“The façade is the lens through which we view a structure,” says Ayesha Singh, the Delhi-based artist invited to design the tent facade for the 16th edition of IAF, in collaboration with the art foundation Mash. Many architects, she explains, present a compelling story on a building’s surface, but leave the back barren—much like the selective and incomplete way in which a nation’s history is often understood.
Singh’s practice centres on the fragmenting and multiplying discourse around cities and their cultural heritage. Best known for her large-scale sculptural installations, she uses horizon lines to manipulate vanishing points, collapsing singular perspectives to represent multiple histories and narratives. For the IAF project, she will address the metaphorical barrenness of India’s historical narrative by identifying significant gaps in the recording of women’s contributions to its architecture.
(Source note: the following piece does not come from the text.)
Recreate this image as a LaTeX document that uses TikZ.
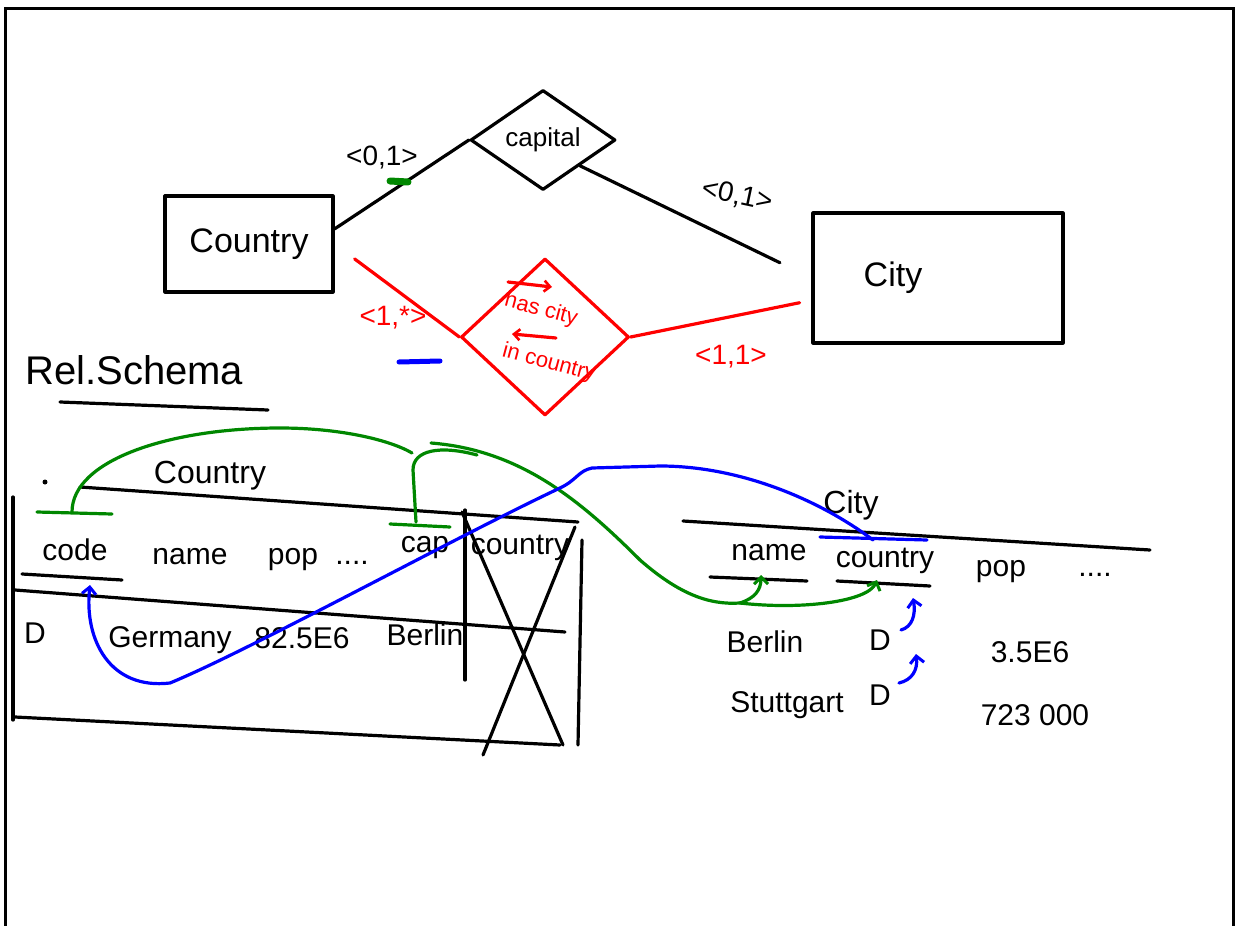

The installation will turn IAF’s four tents—which cover an area more than 460ft wide—into a dizzying monochromatic visual field. Singh’s signature play with sight lines will interrupt and puncture architectural photographs of overlooked monuments and buildings made by five women architects and patrons, spanning from 1000AD to the present. The installation, extending to a 68ft carpeted area on the floor, will “slice, fragment and flip the historical narrative via the architectural image”, she says. Visitors will be forced to step into the perspective lines as they navigate their way across the venue, hopefully encouraging them to question the very “construction of perspectives”.
Among the women referenced is Bega Begum, best known as the first wife and chief consort of the 16th-century Mughal emperor Humayun. Typically overlooked in popular history, Empress Bega Begum commissioned and supervised the construction of Humayun’s Tomb, Delhi’s first garden tomb, completed in 1572. This famed structure not only inspired future Mughal architectural endeavours but also stands as one of the first major monuments built by the Mughals in India. The inclusion of Begum adds a further political layer to the work: in 2023, India’s National Council of Educational Research and Training (NCERT) removed significant sections of Mughal history from school textbooks under the guise of “rationalising” the syllabus.
A Le Corbusier collaborator
Other figures being spotlighted in Singh’s installation include Urmila Eulie Chowdhury, one of only two women to work on Le Corbusier’s team for the post-independence development of Chandigarh. Despite her significant contributions to the city, Chowdhury’s name is rarely recognised within architectural history. Singh also pays tribute to the late Revathi Kamath, a pioneer in sustainable mud architecture, whose innovative approach to building celebrates harmony with the environment and challenges conventional architectural paradigms.
Singh is the sixth artist to take on the IAF tent façade commission, following artists such as Thukral & Tagra in 2024 and Sameer Kulavoor in 2020. Considering the massive footfall at IAF and the sheer scale of the tent, Singh sees the façade as a powerful vehicle to explore the vast scale of religious, cultural and ideological movements across the country. For Singh, the tent façade will serve as both a homage to India’s incomplete histories and an effort to renew and expand the prescribed perspective.
Moreover, it will emphasise the nuanced ways humans engage with built environments. In earlier works, Singh has drawn from memory to reconstruct architectural forms, calling attention to how collective efforts and aspirations shape national identities. This approach extends to the IAF project, where Singh will collaborate with her long-time partner Jyothidas K.V. on a series of live activations titled Ingredients of Encounters: Dismantling Site Lines. These will include poetry readings and conversations, aiming to further visitor engagement with the space.
By emphasising the individual experience within architectural discourse, Singh brings forth the personal connections and memories tied to these spaces. This focus will extend to the afterlife of the work, as the materials from the installation will be repurposed to create waterproof and habitable structures in collaboration with Goonj, a non-profit disaster relief organisation.